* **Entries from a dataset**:
-------------------------
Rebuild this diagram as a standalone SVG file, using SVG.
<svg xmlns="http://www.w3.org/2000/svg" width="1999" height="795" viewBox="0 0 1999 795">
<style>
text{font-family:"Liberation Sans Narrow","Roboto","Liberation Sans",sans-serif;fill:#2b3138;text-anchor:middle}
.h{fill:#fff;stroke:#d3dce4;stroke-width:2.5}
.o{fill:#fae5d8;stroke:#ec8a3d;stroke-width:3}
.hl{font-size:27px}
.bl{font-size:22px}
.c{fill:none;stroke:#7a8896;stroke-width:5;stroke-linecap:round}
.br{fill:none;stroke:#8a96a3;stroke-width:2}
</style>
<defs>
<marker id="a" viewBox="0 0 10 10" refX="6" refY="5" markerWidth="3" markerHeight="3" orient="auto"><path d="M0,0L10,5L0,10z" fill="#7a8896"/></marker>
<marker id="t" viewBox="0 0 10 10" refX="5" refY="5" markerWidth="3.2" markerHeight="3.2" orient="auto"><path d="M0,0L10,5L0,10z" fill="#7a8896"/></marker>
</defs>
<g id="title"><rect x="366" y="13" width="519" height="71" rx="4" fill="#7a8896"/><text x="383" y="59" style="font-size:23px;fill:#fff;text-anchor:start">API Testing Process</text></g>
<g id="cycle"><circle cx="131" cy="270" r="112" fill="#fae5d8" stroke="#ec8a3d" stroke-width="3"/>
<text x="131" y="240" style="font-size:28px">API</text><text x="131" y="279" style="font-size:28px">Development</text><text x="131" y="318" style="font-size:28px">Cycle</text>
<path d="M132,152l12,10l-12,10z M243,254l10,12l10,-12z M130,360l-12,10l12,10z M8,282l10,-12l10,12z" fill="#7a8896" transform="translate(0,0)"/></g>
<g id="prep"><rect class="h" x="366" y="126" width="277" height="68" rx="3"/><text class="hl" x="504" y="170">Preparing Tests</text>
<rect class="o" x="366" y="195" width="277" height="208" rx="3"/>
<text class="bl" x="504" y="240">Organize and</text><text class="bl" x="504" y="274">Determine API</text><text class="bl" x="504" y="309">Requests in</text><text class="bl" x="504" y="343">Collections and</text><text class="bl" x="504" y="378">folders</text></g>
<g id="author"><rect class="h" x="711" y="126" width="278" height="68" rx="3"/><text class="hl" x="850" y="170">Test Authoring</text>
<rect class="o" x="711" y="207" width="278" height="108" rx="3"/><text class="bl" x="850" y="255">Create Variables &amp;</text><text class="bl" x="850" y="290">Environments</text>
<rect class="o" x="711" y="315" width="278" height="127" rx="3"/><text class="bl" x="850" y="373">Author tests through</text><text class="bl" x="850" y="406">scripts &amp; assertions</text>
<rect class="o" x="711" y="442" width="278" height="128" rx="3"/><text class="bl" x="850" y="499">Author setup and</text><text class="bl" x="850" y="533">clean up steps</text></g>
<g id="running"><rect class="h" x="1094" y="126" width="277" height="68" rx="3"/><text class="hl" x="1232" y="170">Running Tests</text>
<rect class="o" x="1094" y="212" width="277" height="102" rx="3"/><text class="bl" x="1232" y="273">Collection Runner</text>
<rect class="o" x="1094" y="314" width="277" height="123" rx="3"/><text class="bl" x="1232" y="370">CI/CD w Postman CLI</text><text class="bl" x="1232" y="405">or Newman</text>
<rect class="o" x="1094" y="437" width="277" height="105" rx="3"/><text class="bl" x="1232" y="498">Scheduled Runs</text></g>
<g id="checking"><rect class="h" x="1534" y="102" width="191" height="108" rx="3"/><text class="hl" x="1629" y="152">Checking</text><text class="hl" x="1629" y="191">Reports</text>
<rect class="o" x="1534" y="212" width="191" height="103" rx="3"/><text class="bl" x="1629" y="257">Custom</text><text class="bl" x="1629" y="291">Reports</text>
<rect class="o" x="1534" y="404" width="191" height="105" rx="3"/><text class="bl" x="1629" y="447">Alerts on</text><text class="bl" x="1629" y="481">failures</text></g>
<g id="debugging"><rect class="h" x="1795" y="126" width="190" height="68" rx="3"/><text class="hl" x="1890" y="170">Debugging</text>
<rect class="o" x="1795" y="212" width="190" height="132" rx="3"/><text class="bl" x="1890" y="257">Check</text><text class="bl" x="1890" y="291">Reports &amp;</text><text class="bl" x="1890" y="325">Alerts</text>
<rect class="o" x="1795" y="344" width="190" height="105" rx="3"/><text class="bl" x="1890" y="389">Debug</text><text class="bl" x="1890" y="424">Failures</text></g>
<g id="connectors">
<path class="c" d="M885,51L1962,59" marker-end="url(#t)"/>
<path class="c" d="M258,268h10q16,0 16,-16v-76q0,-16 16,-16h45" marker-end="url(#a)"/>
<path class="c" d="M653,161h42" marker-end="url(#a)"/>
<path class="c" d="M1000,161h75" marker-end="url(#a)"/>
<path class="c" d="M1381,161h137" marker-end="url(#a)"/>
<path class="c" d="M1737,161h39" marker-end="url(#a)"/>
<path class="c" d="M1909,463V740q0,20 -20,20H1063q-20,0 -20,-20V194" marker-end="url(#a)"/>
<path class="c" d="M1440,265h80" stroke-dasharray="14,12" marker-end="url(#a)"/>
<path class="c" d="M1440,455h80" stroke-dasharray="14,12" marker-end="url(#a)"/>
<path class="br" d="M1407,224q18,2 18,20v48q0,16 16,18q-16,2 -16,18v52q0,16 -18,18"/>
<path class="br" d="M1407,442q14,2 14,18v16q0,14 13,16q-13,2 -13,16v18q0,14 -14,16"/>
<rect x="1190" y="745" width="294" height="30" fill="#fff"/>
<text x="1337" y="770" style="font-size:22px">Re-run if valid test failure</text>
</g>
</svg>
-------------------------
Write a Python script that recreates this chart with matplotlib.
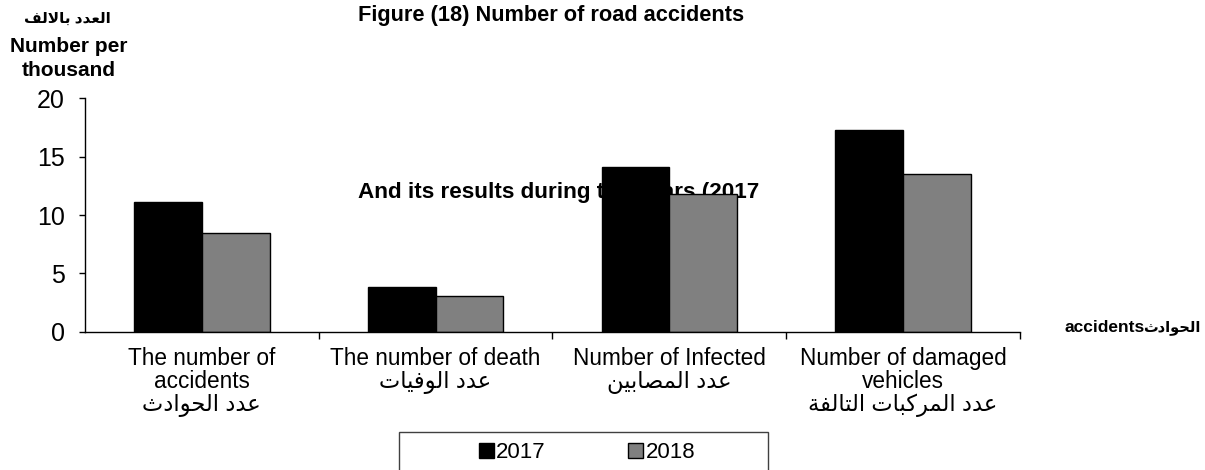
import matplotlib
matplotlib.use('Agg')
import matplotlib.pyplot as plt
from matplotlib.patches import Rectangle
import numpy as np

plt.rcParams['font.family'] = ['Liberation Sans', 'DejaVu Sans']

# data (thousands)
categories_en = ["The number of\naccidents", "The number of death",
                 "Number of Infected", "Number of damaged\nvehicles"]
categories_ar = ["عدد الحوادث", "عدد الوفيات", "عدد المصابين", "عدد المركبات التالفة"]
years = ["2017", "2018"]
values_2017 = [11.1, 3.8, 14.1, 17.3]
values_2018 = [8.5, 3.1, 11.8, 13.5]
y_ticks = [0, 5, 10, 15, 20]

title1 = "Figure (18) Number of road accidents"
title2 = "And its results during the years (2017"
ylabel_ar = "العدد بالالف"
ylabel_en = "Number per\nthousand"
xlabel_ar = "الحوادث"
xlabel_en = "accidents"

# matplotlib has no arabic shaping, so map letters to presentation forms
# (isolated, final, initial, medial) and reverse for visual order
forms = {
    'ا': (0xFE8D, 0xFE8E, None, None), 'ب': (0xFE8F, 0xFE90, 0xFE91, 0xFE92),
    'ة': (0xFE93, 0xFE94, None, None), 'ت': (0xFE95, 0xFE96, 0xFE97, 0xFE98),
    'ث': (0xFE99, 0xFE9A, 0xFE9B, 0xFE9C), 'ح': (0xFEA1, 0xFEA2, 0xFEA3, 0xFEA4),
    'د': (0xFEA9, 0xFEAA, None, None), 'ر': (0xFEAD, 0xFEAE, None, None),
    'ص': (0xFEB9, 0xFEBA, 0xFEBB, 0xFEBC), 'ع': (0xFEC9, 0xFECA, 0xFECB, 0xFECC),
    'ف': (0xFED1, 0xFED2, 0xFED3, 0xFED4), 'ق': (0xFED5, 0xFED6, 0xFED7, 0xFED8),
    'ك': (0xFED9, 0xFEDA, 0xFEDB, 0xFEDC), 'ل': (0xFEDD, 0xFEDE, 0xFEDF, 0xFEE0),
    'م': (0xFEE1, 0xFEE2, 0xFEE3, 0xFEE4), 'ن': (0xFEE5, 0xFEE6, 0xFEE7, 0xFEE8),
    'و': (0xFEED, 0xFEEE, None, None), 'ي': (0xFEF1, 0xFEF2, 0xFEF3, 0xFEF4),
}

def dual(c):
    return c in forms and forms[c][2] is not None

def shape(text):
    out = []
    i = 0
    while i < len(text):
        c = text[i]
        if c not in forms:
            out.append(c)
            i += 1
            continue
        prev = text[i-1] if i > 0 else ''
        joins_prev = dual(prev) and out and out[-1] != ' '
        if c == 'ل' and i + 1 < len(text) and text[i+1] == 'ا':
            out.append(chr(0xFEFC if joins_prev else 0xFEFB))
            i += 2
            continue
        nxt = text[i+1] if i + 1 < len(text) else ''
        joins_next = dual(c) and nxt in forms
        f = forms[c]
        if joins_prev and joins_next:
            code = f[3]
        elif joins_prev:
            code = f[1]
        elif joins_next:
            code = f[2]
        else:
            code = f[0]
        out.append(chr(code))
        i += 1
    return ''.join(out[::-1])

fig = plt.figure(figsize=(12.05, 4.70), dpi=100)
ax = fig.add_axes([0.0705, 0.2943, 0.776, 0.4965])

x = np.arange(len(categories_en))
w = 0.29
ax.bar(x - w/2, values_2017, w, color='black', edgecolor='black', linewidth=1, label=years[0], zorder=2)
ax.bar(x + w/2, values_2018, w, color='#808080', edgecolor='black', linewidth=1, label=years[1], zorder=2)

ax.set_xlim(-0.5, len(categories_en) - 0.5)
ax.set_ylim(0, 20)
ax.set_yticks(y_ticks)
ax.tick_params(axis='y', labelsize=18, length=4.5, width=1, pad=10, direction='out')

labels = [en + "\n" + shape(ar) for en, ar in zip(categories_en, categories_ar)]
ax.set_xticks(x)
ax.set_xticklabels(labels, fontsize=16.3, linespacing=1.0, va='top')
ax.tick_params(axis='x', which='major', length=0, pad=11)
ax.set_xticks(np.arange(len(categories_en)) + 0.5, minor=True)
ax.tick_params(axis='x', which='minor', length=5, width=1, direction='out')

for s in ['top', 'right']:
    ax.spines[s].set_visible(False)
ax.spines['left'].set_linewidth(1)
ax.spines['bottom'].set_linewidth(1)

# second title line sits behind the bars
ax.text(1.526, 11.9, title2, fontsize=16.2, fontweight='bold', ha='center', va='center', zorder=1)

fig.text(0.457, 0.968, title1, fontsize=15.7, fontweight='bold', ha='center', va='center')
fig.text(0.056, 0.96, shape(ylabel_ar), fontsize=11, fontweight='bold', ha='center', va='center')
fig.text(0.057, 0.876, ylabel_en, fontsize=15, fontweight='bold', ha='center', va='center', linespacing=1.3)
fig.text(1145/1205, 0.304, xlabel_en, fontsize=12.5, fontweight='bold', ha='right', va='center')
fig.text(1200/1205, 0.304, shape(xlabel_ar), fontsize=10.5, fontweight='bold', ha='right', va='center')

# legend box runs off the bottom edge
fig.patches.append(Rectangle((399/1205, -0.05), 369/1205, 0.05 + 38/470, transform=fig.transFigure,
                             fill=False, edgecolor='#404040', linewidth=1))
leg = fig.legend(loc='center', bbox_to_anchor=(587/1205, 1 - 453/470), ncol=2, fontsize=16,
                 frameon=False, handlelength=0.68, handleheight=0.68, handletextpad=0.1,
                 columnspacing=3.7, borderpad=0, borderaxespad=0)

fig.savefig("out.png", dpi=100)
-------------------------
* **Your objective**:
Scan the material above. Return every line containing the string "chart".

* **Response to this exercise**:
Write a Python script that recreates this chart with matplotlib.

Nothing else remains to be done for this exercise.